PROBLEM TO SOLVE.
Go through the listing and return every line with "chart" in it.

DATA SECTION.
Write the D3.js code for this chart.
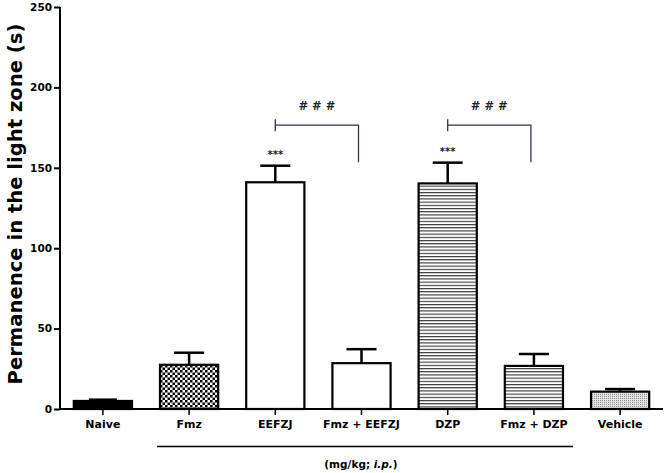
<!DOCTYPE html>
<html>
<head>
<meta charset="utf-8">
<script src="https://cdn.jsdelivr.net/npm/d3@7"></script>
<style>
  body { margin: 0; background: #fff; }
  text { font-family: "DejaVu Sans", Verdana, sans-serif; }
</style>
</head>
<body>
<div class="chart"></div>
<script>
// data
var groups = ["Naive", "Fmz", "EEFZJ", "Fmz + EEFZJ", "DZP", "Fmz + DZP", "Vehicle"];
var means = [5, 27.5, 141, 28.5, 140.3, 26.8, 10.8];
var sems = [0.8, 7.5, 10.3, 8.7, 12.9, 7.4, 1.6];
var fills = ["solid", "checker", "white", "white", "hlines", "hlines", "dots"];
var yTicks = [0, 50, 100, 150, 200, 250];

var svgWidth = 666;
var svgHeight = 473;

var svg = d3.select(".chart")
  .append("svg")
  .attr("width", svgWidth)
  .attr("height", svgHeight);

// patterns
var defs = svg.append("defs");

var checker = defs.append("pattern")
  .attr("id", "checker")
  .attr("patternUnits", "userSpaceOnUse")
  .attr("width", 5).attr("height", 5);
checker.append("rect").attr("width", 5).attr("height", 5).attr("fill", "#fff");
checker.append("rect").attr("width", 2.5).attr("height", 2.5).attr("fill", "#000");
checker.append("rect").attr("x", 2.5).attr("y", 2.5).attr("width", 2.5).attr("height", 2.5).attr("fill", "#000");

var hlines = defs.append("pattern")
  .attr("id", "hlines")
  .attr("patternUnits", "userSpaceOnUse")
  .attr("width", 6).attr("height", 3.2);
hlines.append("rect").attr("width", 6).attr("height", 3.2).attr("fill", "#fff");
hlines.append("rect").attr("y", 0).attr("width", 6).attr("height", 1.1).attr("fill", "#333");

var dots = defs.append("pattern")
  .attr("id", "dots")
  .attr("patternUnits", "userSpaceOnUse")
  .attr("width", 2).attr("height", 2);
dots.append("rect").attr("width", 2).attr("height", 2).attr("fill", "#e4e4e4");
dots.append("rect").attr("width", 1).attr("height", 1).attr("fill", "#8a8a8a");

function fillFor(f) {
  if (f == "solid") return "#000";
  if (f == "white") return "#fff";
  return "url(#" + f + ")";
}

// scales
var x = d3.scaleBand()
  .domain(groups)
  .range([60, 663])
  .paddingInner(0.325)
  .paddingOuter(0.16);

var y = d3.scaleLinear()
  .domain([0, 250])
  .range([409, 7]);

// axes
var leftAxis = d3.axisLeft(y).tickValues(yTicks).tickSize(6).tickPadding(2);
var yG = svg.append("g")
  .attr("transform", "translate(60,0)")
  .call(leftAxis);
yG.select(".domain").attr("stroke", "#000").attr("stroke-width", 2).attr("d", "M0,7V409");
yG.selectAll(".tick line").attr("stroke-width", 2);
yG.selectAll(".tick text")
  .attr("font-family", "DejaVu Sans")
  .attr("font-size", 10.5)
  .attr("font-weight", "bold")
  .attr("fill", "#000");

var bottomAxis = d3.axisBottom(x).tickSize(6).tickSizeOuter(0).tickPadding(5);
var xG = svg.append("g")
  .attr("transform", "translate(0,409)")
  .call(bottomAxis);
xG.select(".domain").attr("stroke", "#000").attr("stroke-width", 2).attr("d", "M59,0H663");
xG.selectAll(".tick line").attr("stroke-width", 1.5);
xG.selectAll(".tick text")
  .attr("font-family", "DejaVu Sans")
  .attr("font-size", 11)
  .attr("font-weight", "bold")
  .attr("fill", "#000");

// error bars (drawn before bars so stem starts at bar top)
var errG = svg.append("g");
groups.forEach(function(g, i) {
  var cx = x(g) + x.bandwidth() / 2;
  var hw = g == "Naive" ? 14 : 15;
  errG.append("line")
    .attr("x1", cx).attr("x2", cx)
    .attr("y1", y(means[i])).attr("y2", y(means[i] + sems[i]))
    .attr("stroke", "#000").attr("stroke-width", 2.5);
  errG.append("line")
    .attr("x1", cx - hw).attr("x2", cx + hw)
    .attr("y1", y(means[i] + sems[i])).attr("y2", y(means[i] + sems[i]))
    .attr("stroke", "#000").attr("stroke-width", 2.5);
});

// bars
svg.selectAll("rect.bar")
  .data(groups)
  .enter()
  .append("rect")
  .attr("class", "bar")
  .attr("x", d => x(d))
  .attr("width", x.bandwidth())
  .attr("y", (d, i) => y(means[i]))
  .attr("height", (d, i) => y(0) - y(means[i]))
  .attr("fill", (d, i) => fillFor(fills[i]))
  .attr("stroke", "#000")
  .attr("stroke-width", 2.2);

// significance stars vs naive
["EEFZJ", "DZP"].forEach(function(g) {
  var i = groups.indexOf(g);
  svg.append("text")
    .attr("x", x(g) + x.bandwidth() / 2)
    .attr("y", y(means[i] + sems[i]) - 8)
    .attr("text-anchor", "middle")
    .attr("font-size", 10)
    .attr("font-weight", "bold")
    .attr("fill", "#222")
    .text("***");
});

// brackets ###
var pairs = [["EEFZJ", "Fmz + EEFZJ"], ["DZP", "Fmz + DZP"]];
pairs.forEach(function(p) {
  var x1 = x(p[0]) + x.bandwidth() / 2;
  var x2 = x(p[1]) + x.bandwidth() / 2 - 3;
  var yb = y(176.5);
  svg.append("path")
    .attr("d", "M" + x1 + "," + (yb - 6) + "V" + (yb + 6) + "M" + x1 + "," + yb + "H" + x2 + "V" + y(153.5))
    .attr("fill", "none")
    .attr("stroke", "#2b3550")
    .attr("stroke-width", 1.3);
  svg.append("text")
    .attr("x", (x1 + x2) / 2)
    .attr("y", yb - 15)
    .attr("text-anchor", "middle")
    .attr("font-size", 11.5)
    .attr("font-weight", "bold")
    .attr("fill", "#222")
    .text("# # #");
});

// treatment line and unit label
svg.append("line")
  .attr("x1", 157).attr("x2", 573)
  .attr("y1", 446.5).attr("y2", 446.5)
  .attr("stroke", "#000").attr("stroke-width", 1.5);

var unit = svg.append("text")
  .attr("x", 361)
  .attr("y", 468)
  .attr("text-anchor", "middle")
  .attr("font-size", 10.5)
  .attr("font-weight", "bold");
unit.append("tspan").text("(mg/kg; ");
unit.append("tspan").attr("font-style", "italic").text("i.p.");
unit.append("tspan").text(")");

// y axis title
svg.append("text")
  .attr("transform", "translate(22,204) rotate(-90)")
  .attr("text-anchor", "middle")
  .attr("font-size", 19.6)
  .attr("font-weight", "bold")
  .text("Permanence in the light zone (s)");
</script>
</body>
</html>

CORRECT RESPONSE.
Write the D3.js code for this chart.
<div class="chart"></div>
var svg = d3.select(".chart")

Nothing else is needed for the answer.